Comey testified to the Senate Intelligence Committee on Thursday in his first public appearance since Trump fired him on May 9. He said he had documented his conversations with Trump in memos because he was concerned the president would lie about them. He told the panel he asked a friend to release a memo on a meeting in which Trump suggested he drop the Flynn investigation after Trump threatened on Twitter to release “tapes” of their conversations after firing him.
Kasowitz issued his statement first by e-mail, with uncorrected typographical errors, and later in a verbal statement delivered at the National Press Club in Washington. He took no questions.
“Mr. Comey admitted that he unilaterally and surreptitiously made unauthorized disclosures to the press of privileged communications with the president,” Kasowitz said. He didn’t describe in what way the conversation was privileged.
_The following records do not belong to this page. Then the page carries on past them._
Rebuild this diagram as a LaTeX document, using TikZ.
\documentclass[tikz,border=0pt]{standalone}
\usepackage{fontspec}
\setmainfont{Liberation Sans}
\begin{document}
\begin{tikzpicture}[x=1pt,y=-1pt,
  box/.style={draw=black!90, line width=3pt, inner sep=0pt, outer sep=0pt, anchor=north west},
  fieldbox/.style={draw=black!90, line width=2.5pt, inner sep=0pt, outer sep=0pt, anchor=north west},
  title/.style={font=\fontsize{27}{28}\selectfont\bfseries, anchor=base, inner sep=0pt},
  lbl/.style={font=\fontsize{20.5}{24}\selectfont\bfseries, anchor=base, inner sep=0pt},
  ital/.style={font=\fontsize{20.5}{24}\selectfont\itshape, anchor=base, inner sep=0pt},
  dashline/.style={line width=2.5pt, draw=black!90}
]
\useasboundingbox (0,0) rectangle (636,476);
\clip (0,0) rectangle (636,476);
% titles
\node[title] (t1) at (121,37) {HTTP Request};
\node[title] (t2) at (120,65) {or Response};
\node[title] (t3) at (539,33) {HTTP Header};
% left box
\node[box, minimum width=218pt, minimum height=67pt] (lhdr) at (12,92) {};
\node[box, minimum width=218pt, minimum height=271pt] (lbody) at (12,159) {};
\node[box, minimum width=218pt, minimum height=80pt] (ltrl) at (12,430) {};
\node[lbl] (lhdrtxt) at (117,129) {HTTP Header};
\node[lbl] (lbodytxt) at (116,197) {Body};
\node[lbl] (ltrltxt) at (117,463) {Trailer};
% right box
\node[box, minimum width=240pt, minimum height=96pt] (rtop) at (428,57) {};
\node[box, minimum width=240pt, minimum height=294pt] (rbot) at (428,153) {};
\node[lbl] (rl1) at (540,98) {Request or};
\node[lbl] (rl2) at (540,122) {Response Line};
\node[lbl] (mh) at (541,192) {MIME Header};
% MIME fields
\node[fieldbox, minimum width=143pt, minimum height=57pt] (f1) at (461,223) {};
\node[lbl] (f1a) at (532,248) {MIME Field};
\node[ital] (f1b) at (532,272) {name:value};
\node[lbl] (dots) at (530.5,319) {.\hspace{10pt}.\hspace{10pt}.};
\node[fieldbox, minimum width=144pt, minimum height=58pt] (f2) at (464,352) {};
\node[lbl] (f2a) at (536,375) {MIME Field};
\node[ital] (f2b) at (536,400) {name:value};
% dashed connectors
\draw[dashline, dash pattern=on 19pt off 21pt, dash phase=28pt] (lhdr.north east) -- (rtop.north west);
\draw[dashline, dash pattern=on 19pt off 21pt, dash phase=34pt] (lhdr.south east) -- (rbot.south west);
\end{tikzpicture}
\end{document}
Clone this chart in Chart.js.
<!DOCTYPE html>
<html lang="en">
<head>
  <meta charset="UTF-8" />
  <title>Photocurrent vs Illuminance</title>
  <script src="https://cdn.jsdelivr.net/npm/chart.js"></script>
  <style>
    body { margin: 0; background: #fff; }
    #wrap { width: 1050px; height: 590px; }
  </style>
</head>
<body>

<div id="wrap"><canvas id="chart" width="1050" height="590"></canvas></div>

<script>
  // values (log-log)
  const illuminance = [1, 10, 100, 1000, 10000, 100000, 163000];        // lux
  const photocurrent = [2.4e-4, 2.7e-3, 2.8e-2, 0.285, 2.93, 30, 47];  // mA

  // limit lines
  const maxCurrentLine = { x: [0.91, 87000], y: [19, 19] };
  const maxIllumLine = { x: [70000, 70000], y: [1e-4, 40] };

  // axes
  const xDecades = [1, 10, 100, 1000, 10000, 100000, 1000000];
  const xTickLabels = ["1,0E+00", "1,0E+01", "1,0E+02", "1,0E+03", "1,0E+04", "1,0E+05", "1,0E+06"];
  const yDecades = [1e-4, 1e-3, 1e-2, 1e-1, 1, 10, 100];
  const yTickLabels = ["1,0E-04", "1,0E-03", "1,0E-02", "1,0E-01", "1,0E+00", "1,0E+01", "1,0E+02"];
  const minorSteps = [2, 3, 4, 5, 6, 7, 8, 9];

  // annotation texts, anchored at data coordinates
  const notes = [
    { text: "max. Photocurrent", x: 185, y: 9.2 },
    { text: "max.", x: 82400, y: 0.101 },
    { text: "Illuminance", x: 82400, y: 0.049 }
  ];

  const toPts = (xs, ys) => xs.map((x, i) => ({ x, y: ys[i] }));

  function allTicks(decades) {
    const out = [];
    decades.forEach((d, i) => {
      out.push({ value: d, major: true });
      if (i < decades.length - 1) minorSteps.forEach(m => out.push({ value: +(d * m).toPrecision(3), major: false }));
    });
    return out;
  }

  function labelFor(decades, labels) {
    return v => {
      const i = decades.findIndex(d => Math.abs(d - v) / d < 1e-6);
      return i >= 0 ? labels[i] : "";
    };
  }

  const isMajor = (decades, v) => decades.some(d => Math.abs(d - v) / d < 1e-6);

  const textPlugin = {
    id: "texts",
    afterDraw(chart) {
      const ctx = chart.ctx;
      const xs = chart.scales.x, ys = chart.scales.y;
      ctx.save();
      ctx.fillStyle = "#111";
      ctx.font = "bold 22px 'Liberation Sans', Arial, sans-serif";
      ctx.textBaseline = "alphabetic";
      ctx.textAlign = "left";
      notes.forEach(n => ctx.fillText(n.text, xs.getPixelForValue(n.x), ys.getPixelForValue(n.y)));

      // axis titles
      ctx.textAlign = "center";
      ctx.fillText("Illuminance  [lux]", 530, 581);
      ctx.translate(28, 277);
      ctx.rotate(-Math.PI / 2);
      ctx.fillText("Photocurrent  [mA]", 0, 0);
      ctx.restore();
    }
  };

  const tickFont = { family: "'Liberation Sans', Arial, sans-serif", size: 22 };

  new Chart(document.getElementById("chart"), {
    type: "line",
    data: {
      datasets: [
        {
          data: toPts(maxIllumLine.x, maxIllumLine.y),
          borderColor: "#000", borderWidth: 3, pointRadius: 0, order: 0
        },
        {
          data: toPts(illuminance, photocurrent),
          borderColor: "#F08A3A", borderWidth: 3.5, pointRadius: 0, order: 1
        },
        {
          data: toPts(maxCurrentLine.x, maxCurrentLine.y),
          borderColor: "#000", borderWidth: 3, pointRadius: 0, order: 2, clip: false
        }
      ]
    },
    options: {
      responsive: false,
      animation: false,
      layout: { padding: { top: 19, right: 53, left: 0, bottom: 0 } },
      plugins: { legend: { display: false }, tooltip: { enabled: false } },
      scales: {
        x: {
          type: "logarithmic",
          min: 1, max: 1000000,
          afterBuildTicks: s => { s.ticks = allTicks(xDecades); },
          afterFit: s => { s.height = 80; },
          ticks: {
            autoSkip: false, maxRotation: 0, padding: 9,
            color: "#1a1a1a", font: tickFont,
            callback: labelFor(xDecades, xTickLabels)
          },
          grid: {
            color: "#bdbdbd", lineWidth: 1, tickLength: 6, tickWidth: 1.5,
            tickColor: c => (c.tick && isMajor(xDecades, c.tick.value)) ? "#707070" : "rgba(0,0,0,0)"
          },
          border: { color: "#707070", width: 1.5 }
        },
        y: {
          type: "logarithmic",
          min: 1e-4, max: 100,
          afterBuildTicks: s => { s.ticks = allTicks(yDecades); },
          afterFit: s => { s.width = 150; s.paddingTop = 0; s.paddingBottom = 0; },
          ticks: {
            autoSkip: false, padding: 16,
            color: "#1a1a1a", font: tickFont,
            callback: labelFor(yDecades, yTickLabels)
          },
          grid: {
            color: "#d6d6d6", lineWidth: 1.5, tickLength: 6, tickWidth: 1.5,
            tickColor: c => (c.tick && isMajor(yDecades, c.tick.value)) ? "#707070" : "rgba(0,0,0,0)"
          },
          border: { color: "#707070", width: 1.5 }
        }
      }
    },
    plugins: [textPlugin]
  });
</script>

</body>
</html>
Comey said he hoped the release of his memo would result in the appointment of a special counsel to oversee an FBI investigation into Russian meddling in the 2016 election. The New York Times first reported on the memo May 16, and former FBI director Robert Mueller was appointed as special counsel on May 17.
Kasowitz described Comey’s testimony -- in which the former FBI chief said he felt Trump had directed him to drop the Flynn investigation -- as exonerating the president.
“In sum, it is now established that the president was not being investigated for colluding with or attempting to obstruct that investigation,” Kasowitz said in his written statement. “These important facts for the country to know are virtually the only facts that have not been leaked during the course of these events.”
“The president feels completely vindicated,” Kasowitz added when he stepped before the cameras.